La muerte es la identidad
«De entre todas nuestras segmentadas identidades, compartimos una: nos vamos a morir todos»
Tanto usted como yo hemos podido aprender algo de la pandemia. Pero no está muy claro qué. Si acaso, dos cosas antiguas: que tenían razón las abuelas con lo de guardar por si pasa algo y que hemos empezado a hablar algo de la muerte. Veníamos casi de la nada. De la incomodidad absoluta de nombrarla. Y eso que si un partido político quisiera encontraría la identidad definitiva, la que nos une a todos. Nuestro máximo común denominador. De entre todas nuestras segmentadas identidades, compartimos una: nos vamos a morir todos. Nuestra unidad mínima identitaria es que somos mortales. Que nos queramos acordar ya es otra historia.
Un año antes de la pandemia, España se escandalizaba con una noticia sobre una estafa masiva en una funeraria. Reciclaba las coronas de los muertos, incineraba en ataúdes más baratos de los que facturaba… El muerto no se enteraba y el cliente vivo, tampoco. Chapu Apaolaza explicaba entonces lo fácil del truco: como no queremos saber nada de la muerte, preferíamos no mirarla —que se ocupen otros de mortajas, etc-. Y así, era más fácil engañarnos. La muerte y sus gestiones no cabían en nuestra vida líquida y divina.
La modernidad nos trajo el desprecio del luto. Pasamos de la Casa de Bernarda Alba a todo lo contrario. Tanto habíamos dejado de pensar, escribir y leer sobre la muerte que Joan Didion llegó a decir en El año del pensamiento mágico que le faltaba bibliografía sobre el luto. La poesía –«somos el tiempo que nos queda» decía Caballero Bonald- y la propia literatura rebaten a Didion. Pero ya el título de la obra en la que la escritora relata lo difícil de afrontar la pérdida encierra una idea profunda. Que hace falta tiempo para asumir.
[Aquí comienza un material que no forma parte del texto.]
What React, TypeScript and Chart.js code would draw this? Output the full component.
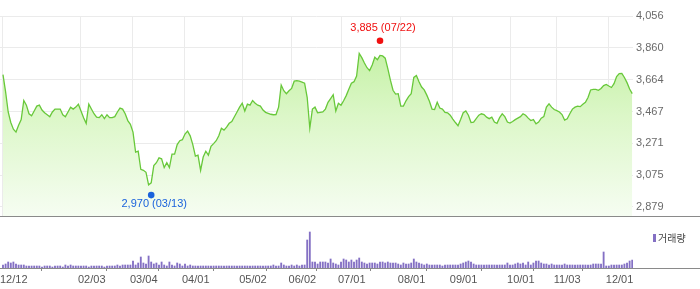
import React, { useEffect, useRef } from 'react';
import { Chart, registerables } from 'chart.js';

Chart.register(...registerables);

// x-axis (trading-day index) tick positions and labels
const tickIndex = [0, 30, 50, 70, 92, 111, 130, 153, 173, 195, 213, 233];
const tickLabels = ['12/12', '02/03', '03/04', '04/01', '05/02', '06/02', '07/01', '08/01', '09/01', '10/01', '11/03', '12/01'];

// price axis ticks
const priceTicks = [2879, 3075, 3271, 3467, 3664, 3860, 4056];

// daily closing prices
const closePrices = [
  3695, 3589, 3464, 3399, 3358, 3340, 3382, 3417, 3535, 3506, 3453, 3441, 3470, 3500, 3506, 3476, 3459, 3447, 3435, 3464,
  3482, 3482, 3482, 3447, 3435, 3464, 3494, 3482, 3494, 3512, 3470, 3429, 3394, 3512, 3482, 3453, 3432, 3429, 3447, 3423,
  3447, 3429, 3429, 3435, 3464, 3488, 3482, 3453, 3411, 3388, 3340, 3216, 3222, 3110, 3104, 3092, 3015, 3027, 3133, 3151,
  3181, 3175, 3121, 3151, 3121, 3204, 3204, 3263, 3287, 3293, 3328, 3346, 3317, 3263, 3192, 3198, 3104, 3186, 3222, 3198,
  3252, 3269, 3287, 3317, 3364, 3352, 3370, 3394, 3405, 3435, 3464, 3494, 3518, 3470, 3512, 3506, 3535, 3518, 3506, 3500,
  3476, 3462, 3456, 3450, 3447, 3448, 3494, 3630, 3595, 3577, 3595, 3609, 3654, 3657, 3654, 3648, 3642, 3553, 3364, 3482,
  3494, 3459, 3462, 3464, 3482, 3524, 3547, 3571, 3470, 3518, 3506, 3533, 3565, 3604, 3642, 3651, 3686, 3825, 3799, 3766,
  3737, 3719, 3754, 3802, 3787, 3813, 3810, 3796, 3731, 3660, 3598, 3574, 3577, 3500, 3500, 3533, 3559, 3577, 3677, 3689,
  3651, 3618, 3600, 3568, 3530, 3482, 3479, 3524, 3488, 3482, 3462, 3459, 3444, 3420, 3399, 3379, 3417, 3459, 3470, 3444,
  3399, 3402, 3423, 3444, 3453, 3448, 3432, 3423, 3432, 3402, 3394, 3429, 3453, 3435, 3402, 3396, 3405, 3417, 3426, 3435,
  3453, 3444, 3426, 3411, 3417, 3391, 3402, 3426, 3435, 3494, 3514, 3494, 3479, 3472, 3464, 3448, 3414, 3422, 3453, 3482,
  3494, 3500, 3497, 3512, 3524, 3553, 3600, 3604, 3604, 3598, 3609, 3627, 3634, 3624, 3615, 3639, 3683, 3701, 3702, 3677,
  3645, 3606, 3577,
];

// daily volume (relative units)
const volumes = [
  3, 4, 6, 5, 6, 4, 3, 3, 3, 2, 2, 2, 2, 2, 2, 1, 2, 2, 2, 1,
  2, 2, 2, 1, 3, 2, 3, 2, 2, 2, 2, 2, 2, 1, 2, 2, 2, 2, 2, 1,
  2, 2, 2, 2, 3, 2, 3, 3, 3, 3, 7, 3, 5, 11, 5, 4, 12, 6, 4, 5,
  3, 6, 3, 2, 6, 3, 2, 5, 4, 2, 4, 2, 3, 2, 2, 2, 2, 2, 2, 2,
  2, 2, 2, 2, 2, 2, 2, 2, 2, 2, 2, 2, 2, 2, 2, 2, 2, 2, 2, 2,
  2, 2, 2, 2, 3, 2, 2, 5, 3, 2, 2, 3, 2, 3, 2, 3, 3, 28, 36, 6,
  6, 4, 6, 6, 6, 5, 9, 5, 4, 3, 6, 9, 8, 6, 8, 6, 8, 10, 6, 5,
  4, 5, 5, 5, 4, 6, 6, 5, 6, 5, 5, 5, 4, 3, 5, 4, 4, 5, 9, 6,
  5, 4, 3, 4, 3, 3, 3, 3, 3, 2, 3, 3, 3, 3, 3, 3, 4, 5, 6, 7,
  6, 4, 3, 3, 3, 3, 3, 3, 3, 3, 3, 3, 3, 3, 5, 3, 3, 4, 5, 4,
  5, 3, 6, 3, 5, 7, 7, 5, 4, 4, 3, 4, 3, 3, 3, 3, 4, 3, 3, 3,
  3, 3, 3, 3, 3, 3, 3, 4, 4, 4, 4, 16, 2, 2, 3, 3, 3, 3, 3, 4,
  5, 7, 8,
];

// period high / low markers
const highIndex = 145;
const highValue = 3885;
const highLabel = '3,885 (07/22)';
const lowIndex = 57;
const lowValue = 2970;
const lowLabel = '2,970 (03/13)';

const legendLabel = '거래량';

const FONT = '"Liberation Sans", Arial, sans-serif';
const X_MIN = -1.15;
const X_MAX = 242.3;

const fullWidthBaseline = {
  id: 'fullWidthBaseline',
  afterDraw(chart: any) {
    const { ctx, chartArea, width } = chart;
    ctx.save();
    ctx.strokeStyle = '#8a8a8a';
    ctx.lineWidth = 1;
    ctx.beginPath();
    const y = Math.round(chartArea.bottom) + 0.5;
    ctx.moveTo(0, y);
    ctx.lineTo(width, y);
    ctx.stroke();
    ctx.restore();
  },
};

const markerPlugin = {
  id: 'hiLoMarkers',
  afterDatasetsDraw(chart: any) {
    const { ctx, scales } = chart;
    const xs = scales.x;
    const ys = scales.y;
    const draw = (idx: number, val: number, label: string, color: string, above: boolean) => {
      const px = xs.getPixelForValue(idx);
      const py = ys.getPixelForValue(val) + (above ? -3 : 3);
      ctx.save();
      ctx.fillStyle = color;
      ctx.beginPath();
      ctx.arc(px, py, 3.3, 0, Math.PI * 2);
      ctx.fill();
      ctx.font = `11px ${FONT}`;
      ctx.textAlign = 'center';
      ctx.textBaseline = 'middle';
      ctx.fillText(label, px + 3, above ? py - 13 : py + 9);
      ctx.restore();
    };
    draw(highIndex, highValue, highLabel, 'rgb(240,16,16)', true);
    draw(lowIndex, lowValue, lowLabel, 'rgb(26,98,220)', false);
  },
};

const legendPlugin = {
  id: 'volLegend',
  afterDraw(chart: any) {
    const { ctx } = chart;
    ctx.save();
    ctx.fillStyle = '#8470c4';
    ctx.fillRect(653, 8, 3, 8);
    ctx.fillStyle = '#444';
    ctx.font = '10px "Noto Sans CJK KR", sans-serif';
    ctx.textAlign = 'left';
    ctx.textBaseline = 'middle';
    ctx.fillText(legendLabel, 658, 12);
    ctx.restore();
  },
};

export default function App() {
  const priceRef = useRef<HTMLCanvasElement | null>(null);
  const volRef = useRef<HTMLCanvasElement | null>(null);

  useEffect(() => {
    const priceChart = new Chart(priceRef.current as HTMLCanvasElement, {
      type: 'line',
      data: {
        datasets: [
          {
            data: closePrices.map((v, i) => ({ x: i, y: v })),
            borderColor: '#68c83a',
            borderWidth: 1.3,
            pointRadius: 0,
            tension: 0,
            fill: 'start',
            backgroundColor: (c: any) => {
              const { chart } = c;
              const area = chart.chartArea;
              if (!area) return 'rgba(200,240,170,0.6)';
              const g = chart.ctx.createLinearGradient(0, area.top, 0, area.bottom);
              g.addColorStop(0, '#b9ee95');
              g.addColorStop(0.5, '#dcf7c8');
              g.addColorStop(1, '#f6fdf2');
              return g;
            },
          },
        ],
      },
      options: {
        animation: false,
        responsive: false,
        maintainAspectRatio: false,
        layout: { padding: { top: 16, left: 0, right: 0, bottom: 1 } },
        plugins: { legend: { display: false }, tooltip: { enabled: false } },
        scales: {
          x: {
            type: 'linear',
            min: X_MIN,
            max: X_MAX,
            afterBuildTicks: (a: any) => {
              a.ticks = tickIndex.map((v) => ({ value: v }));
            },
            afterFit: (a: any) => {
              a.height = 0;
            },
            ticks: { display: false },
            grid: { color: '#ebebeb', drawTicks: false },
            border: { display: false },
          },
          y: {
            type: 'linear',
            position: 'right',
            min: 2820,
            max: 4056,
            afterBuildTicks: (a: any) => {
              a.ticks = priceTicks.map((v) => ({ value: v }));
            },
            afterFit: (a: any) => {
              a.width = 67;
            },
            ticks: {
              padding: 3,
              color: '#6a6a6a',
              font: { family: FONT, size: 11 },
              callback: (v: any) => Number(v).toLocaleString('en-US'),
            },
            grid: { color: '#ebebeb', drawTicks: false },
            border: { display: false },
          },
        },
      } as any,
      plugins: [fullWidthBaseline, markerPlugin],
    });

    const volChart = new Chart(volRef.current as HTMLCanvasElement, {
      type: 'bar',
      data: {
        datasets: [
          {
            data: volumes.map((v, i) => ({ x: i, y: v })) as any,
            backgroundColor: '#8470c4',
            barThickness: 1.2,
            borderWidth: 0,
          },
        ],
      },
      options: {
        animation: false,
        responsive: false,
        maintainAspectRatio: false,
        layout: { padding: { top: 2, left: 0, right: 0, bottom: 0 } },
        plugins: { legend: { display: false }, tooltip: { enabled: false } },
        scales: {
          x: {
            type: 'linear',
            min: X_MIN,
            max: X_MAX,
            offset: false,
            afterBuildTicks: (a: any) => {
              a.ticks = tickIndex.map((v) => ({ value: v }));
            },
            afterFit: (a: any) => {
              a.height = 21;
            },
            ticks: {
              align: 'start',
              labelOffset: -3,
              padding: 2,
              autoSkip: false,
              maxRotation: 0,
              color: '#555',
              font: { family: FONT, size: 11 },
              callback: (_v: any, idx: number) => tickLabels[idx],
            },
            grid: { display: true, drawOnChartArea: false, drawTicks: true, tickLength: 3, color: '#888' },
            border: { display: false },
          },
          y: {
            type: 'linear',
            position: 'right',
            min: 0,
            max: 40,
            afterFit: (a: any) => {
              a.width = 67;
            },
            ticks: { display: false },
            grid: { display: false },
            border: { display: false },
          },
        },
      } as any,
      plugins: [fullWidthBaseline, legendPlugin],
    });

    return () => {
      priceChart.destroy();
      volChart.destroy();
    };
  }, []);

  return (
    <div style={{ position: 'absolute', left: 0, top: 0, width: 700, height: 289, background: '#fff' }}>
      <canvas ref={priceRef} width={700} height={226} style={{ position: 'absolute', left: 0, top: 0 }} />
      <canvas ref={volRef} width={700} height={63} style={{ position: 'absolute', left: 0, top: 226 }} />
    </div>
  );
}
Yo crecí con ella en casa. Mi madre -que había perdido a la suya a los 20 años- insistía siempre en que el primer año la mente es incapaz de digerir una pérdida querida definitiva. «Hasta que no pase un año no sabe lo que le ha pasado», sentencia siempre ante una viuda o un huérfano. Una vuelta al sol para creer. Ese vacío, ese «en polvo te convertirás» de Hamlet frente a la calavera de Yorick, el sublime desgarro de Miguel Hernández en su Elegía por Ramón Sijé, se siente de forma más consciente pasado ya el golpe. Es el desgarro de la factura a año vencido.
En este último año y casi medio hemos oído hablar de muertos hasta el nivel de convertirlos solo en números. Hemos visto cómo se los lanzan a la cara los políticos como una mercancía propagandística cualquiera. Casi como las mascarillas que nos vamos quitando. Queremos olvidarlas, igual a los muertos que nuestra sociedad light ha intentado que no viéramos. Y por eso se hace viral la frase de una niña diciendo aquello sobre las mascarillas: «(Llevarla) es mejor que morirse». Los niños, hablando de la muerte con más soltura que los adultos.
Con la Covid, los datos de contagios y las cifras de fallecidos, el concepto de ‘año de pensamiento mágico’ toma otro sentido. Es magia oscura por lo que no hemos visto, de lo que no nos han contado. Pero, ¿y si en vez de indagar preferimos no saberlo? Quizá habría que preguntarse si ese caso omiso a la muerte o ese irnos de botellones multitudinarios es porque nos creemos inmortales o porque sabemos que nos vamos a morir.